There is a wonderful anecdote I found in a joke book.

It seems there was this parush (ascetic) who decided that he would bring his newborn son up to be a perfect tzaddik. So immediately after the child's bris, he isolated him in a room, and announced that only his mother would care for him. No other females were to come close to him - not the sister, or cousins, or anyone. When the child turned three and had his first haircut, new rules were made. Henceforth no female, including his mother, would be allowed to enter the child's room. Only his father and a rebbe would enter so as to teach him Torah. This regimen of pure Torah learning was carried on for 15 years. Even for his bar mitzvah, only a select group of ten men were allowed in to see him, to hear his drashah and to wish him mazal tov. When the young man turned 18, it became necessary to look for a shidduch. But before this could be done, he would need to go visit the rav of the town to obtain semichah. There was really no choice - he had to leave his protected premises and go see the rav. So, with a heavy heart, the father accompanied his son to the rav's house. As hashgachah (pratis?) would have it, on the way, they passed a group of pretty young ladies. "Tatte, father, what are those?" the young man asked. "Katchkes [geese]," his father replied, and they continued on their way. A few minutes later, the young man spoke up again, "Tatte?" he asked. "Yes...?" replied his father. 

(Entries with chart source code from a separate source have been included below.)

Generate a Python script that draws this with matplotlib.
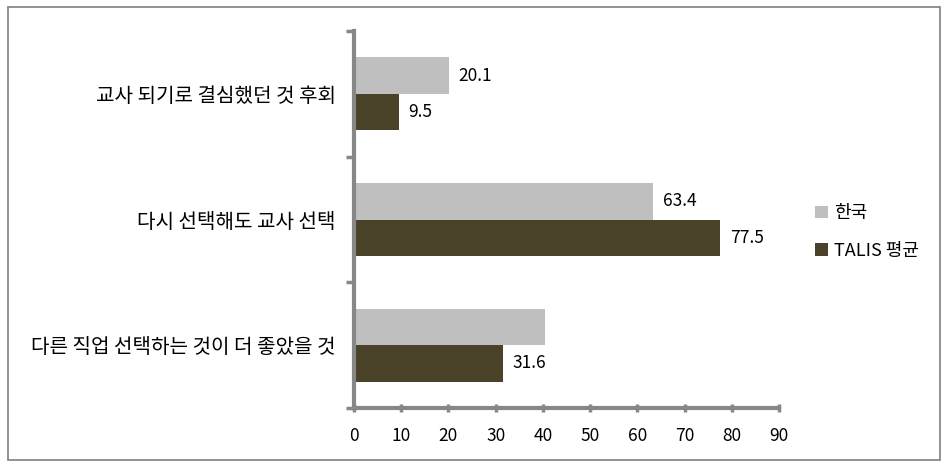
import matplotlib.pyplot as plt
from matplotlib.patches import Rectangle
import numpy as np

plt.rcParams['font.family'] = ['Noto Sans CJK KR', 'DejaVu Sans']

categories = ['교사 되기로 결심했던 것 후회', '다시 선택해도 교사 선택', '다른 직업 선택하는 것이 더 좋았을 것']
korea = [20.1, 63.4, 40.4]
talis = [9.5, 77.5, 31.6]
korea_labels = ['20.1', '63.4', '']
talis_labels = ['9.5', '77.5', '31.6']
series_names = ['한국', 'TALIS 평균']
xticks = [0, 10, 20, 30, 40, 50, 60, 70, 80, 90]

c_korea = '#bfbfbf'
c_talis = '#4a4329'
axis_gray = '#878787'

fig = plt.figure(figsize=(9.5, 4.67), dpi=100)
ax = fig.add_axes([0.3726, 0.1263, 0.4474, 0.8073])

# categories drawn top to bottom
pos = np.arange(len(categories))[::-1] + 0.5
h = 0.29
ax.barh(pos + h / 2, korea, height=h, color=c_korea, label=series_names[0])
ax.barh(pos - h / 2, talis, height=h, color=c_talis, label=series_names[1])

for p, v, t in zip(pos, korea, korea_labels):
    if t:
        ax.annotate(t, (v, p + h / 2), xytext=(7, 0), textcoords='offset points',
                    va='center', ha='left', fontsize=12.5)
for p, v, t in zip(pos, talis, talis_labels):
    ax.annotate(t, (v, p - h / 2), xytext=(7, 0), textcoords='offset points',
                va='center', ha='left', fontsize=12.5)

ax.set_xlim(0, 90)
ax.set_ylim(0, 3)
ax.set_xticks(xticks)
ax.set_xticklabels([str(x) for x in xticks], fontsize=12.5)
ax.set_yticks(pos)
ax.set_yticklabels(categories, fontsize=14.5)
ax.set_yticks([0, 1, 2, 3], minor=True)
ax.tick_params(axis='y', which='major', length=0, pad=13)
ax.tick_params(axis='y', which='minor', length=6, width=2.5, color=axis_gray, direction='out')
ax.tick_params(axis='x', length=6, width=2.5, color=axis_gray, direction='inout', pad=11)

for s in ['top', 'right']:
    ax.spines[s].set_visible(False)
for s in ['left', 'bottom']:
    ax.spines[s].set_color(axis_gray)
    ax.spines[s].set_linewidth(3)

ax.legend(loc='center left', bbox_to_anchor=(0.858, 0.503), bbox_transform=fig.transFigure,
          frameon=False, fontsize=13, handlelength=0.7, handleheight=0.7, handletextpad=0.35,
          labelspacing=1.1, borderaxespad=0, borderpad=0)

# outer chart frame
fig.patches.append(Rectangle((8 / 950, 7 / 467), 932 / 950, 453 / 467, transform=fig.transFigure,
                             fill=False, edgecolor='#7f7f7f', linewidth=1.2))

fig.savefig('out.png', dpi=100)
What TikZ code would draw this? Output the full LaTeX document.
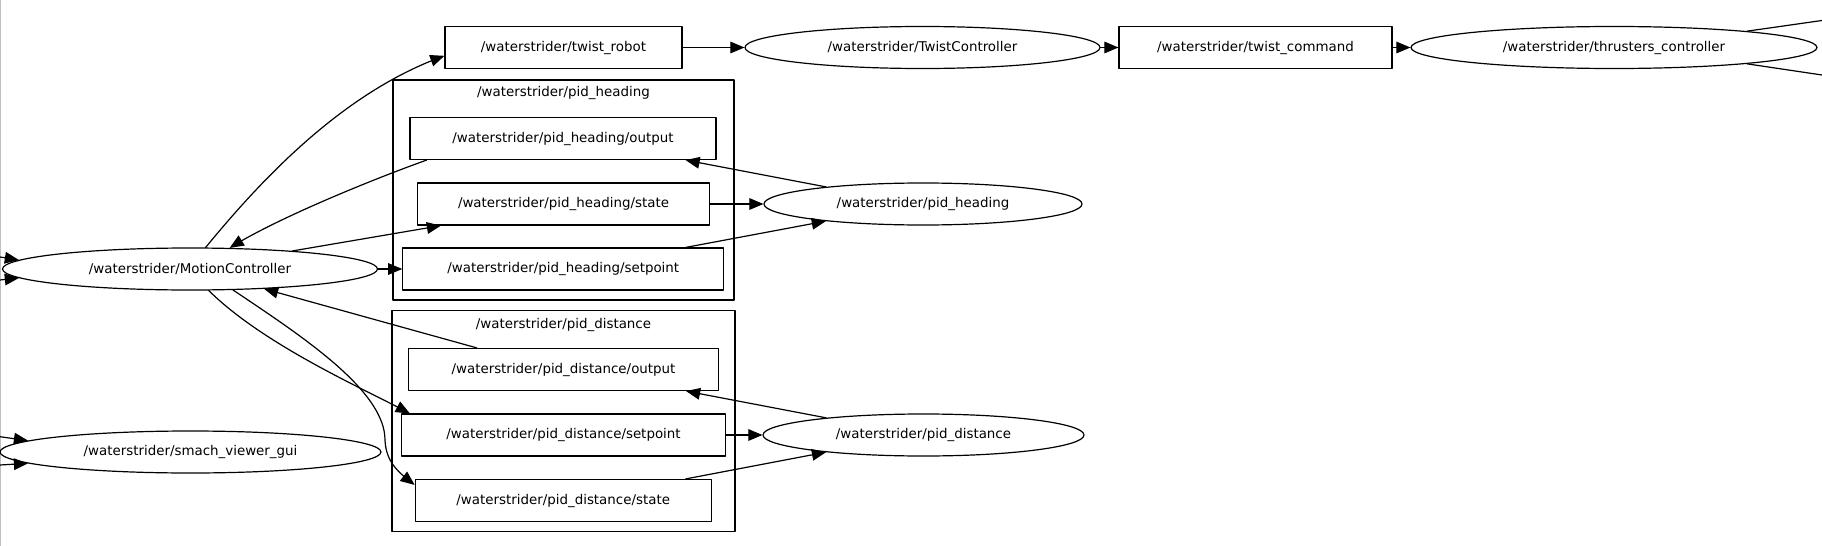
\documentclass[tikz,border=0pt]{standalone}
\usepackage{fontspec}
\setmainfont{DejaVu Sans}
\usepackage{tikz}
\usetikzlibrary{arrows,shapes.geometric}

\begin{document}
\begin{tikzpicture}[line cap=round,line join=round,>=triangle 45,x=0.5pt,y=-0.5pt,
    line width=0.6pt,
    every node/.style={font=\fontsize{6.7}{8}\selectfont},
    topic/.style={draw,rectangle,minimum height=21pt,inner sep=0pt},
    rosnode/.style={draw,ellipse,minimum height=21pt,inner sep=0pt}]
  \useasboundingbox (0,0) rectangle (1822,546);
  \draw[color=gray!50] (0.5,0) -- (0.5,546);

  \node[rosnode,minimum width=187.5pt] (mctrl) at (190,269) {/waterstrider/MotionController};
  \node[rosnode,minimum width=190.5pt] (smach) at (190.5,452) {/waterstrider/smach\_viewer\_gui};
  \node[topic,minimum width=118.5pt] (twrobot) at (563.5,47.5) {/waterstrider/twist\_robot};
  \node[rosnode,minimum width=177.5pt] (twctrl) at (922.5,47.5) {/waterstrider/TwistController};
  \node[topic,minimum width=136.5pt] (twcmd) at (1255.5,47.5) {/waterstrider/twist\_command};
  \node[rosnode,minimum width=203pt] (thrust) at (1614,47.5) {/waterstrider/thrusters\_controller};

  % pid_heading group
  \draw (393,80) rectangle (734,300);
  \node (hlabel) at (563.5,93) {/waterstrider/pid\_heading};
  \node[topic,minimum width=153pt] (hout) at (563,138.5) {/waterstrider/pid\_heading/output};
  \node[topic,minimum width=146pt] (hstate) at (563.5,204) {/waterstrider/pid\_heading/state};
  \node[topic,minimum width=160.5pt] (hset) at (563.3,269) {/waterstrider/pid\_heading/setpoint};
  \node[rosnode,minimum width=159pt] (hpid) at (923,204) {/waterstrider/pid\_heading};

  % pid_distance group
  \draw (392,310.7) rectangle (735,531.7);
  \node (dlabel) at (563.5,325) {/waterstrider/pid\_distance};
  \node[topic,minimum width=155pt] (dout) at (563.5,369.5) {/waterstrider/pid\_distance/output};
  \node[topic,minimum width=162pt] (dset) at (563.5,435) {/waterstrider/pid\_distance/setpoint};
  \node[topic,minimum width=148pt] (dstate) at (563.2,500.5) {/waterstrider/pid\_distance/state};
  \node[rosnode,minimum width=160.5pt] (dpid) at (923.5,435) {/waterstrider/pid\_distance};

  \draw[->] (mctrl.54) .. controls (265,175) and (345,92) .. (twrobot.184);
  \draw[->] (hout.189) .. controls (371,180) and (278,218) .. (mctrl.28);
  \draw[->] (mctrl.10) -- (hstate.190);
  \draw[->] (mctrl.east) -- (hset.west);
  \draw[->] (hstate.east) -- (hpid.west);
  \draw[->] (hpid.170) -- (hout.350);
  \draw[->] (hset.10) -- (hpid.190);
  \draw[->] (dout.166) -- (mctrl.345);
  \draw[->] (mctrl.311) .. controls (264,345) and (362,388) .. (dset.172);
  \draw[->] (mctrl.334) .. controls (300,335) and (385,390) .. (385,440)
    .. controls (386,462) and (398,472) .. (dstate.174);
  \draw[->] (dset.east) -- (dpid.west);
  \draw[->] (dpid.170) -- (dout.350);
  \draw[->] (dstate.10) -- (dpid.190);
  \draw[->] (twrobot) -- (twctrl);
  \draw[->] (twctrl) -- (twcmd);
  \draw[->] (twcmd) -- (thrust);

  % edges leaving the crop
  \coordinate (outa) at (1822,20.5);
  \coordinate (outb) at (1822,75);
  \draw (thrust.7) -- (outa);
  \draw (thrust.353) -- (outb);
  \coordinate (ina) at (0,257);
  \coordinate (inb) at (0,280);
  \coordinate (inc) at (0,436.7);
  \coordinate (ind) at (0,465);
  \draw[->] (ina) -- (mctrl.177);
  \draw[->] (inb) -- (mctrl.183);
  \draw[->] (inc) -- (smach.176);
  \draw[->] (ind) -- (smach.184);
\end{tikzpicture}
\end{document}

"Buy me a katchke," said the son.



I take it as a parable for today's chevra. 
We grow up separated from the world, learning Torah in this idyllic, wonderful, separated existence. And then we meet the world, and want to buy katchkes...

The cognitive dissonance most yeshiva bochurim feel upon leaving the warm embrace of yeshiva is perhaps only matched by the rage and helplessness they feel to do anything about it. Some direct the cognitive dissonance towards the outside world, preferring to rant about "eisuv and his nisyoinois that ruin the fabric of yiddishkeit" while others turn it towards the "backwards, religious, crazy people who want to pretend there isn't an internet (or start things like the "Ichud haKehillos L'Maan Tohar HaMachane"). Either way, its an identity crisis that lasts a lifetime.

Perhaps the most striking indictment of Chareidi-ism (should such a thing, in fact, exist) is the fact that once discovering the katchkes, and realizing that all the wonderful holy brilliant self contained books they read don't stand up to reality nor prepare them for real life, instead of trying to cover lost ground and engage in reality, they condemn reality to some sort of mental institution in their minds. Perhaps instead of renting out Citi Field to figure out how to make the internet kosher, or spending $250,000 on a mechitza (one time use) for the Siyum haShas, we ought to ask WHY we are attracted to katchkes, and how we can live a normal, engaged, real life in a world where there are katchkes of all kinds, shapes, sizes, values, and ideals.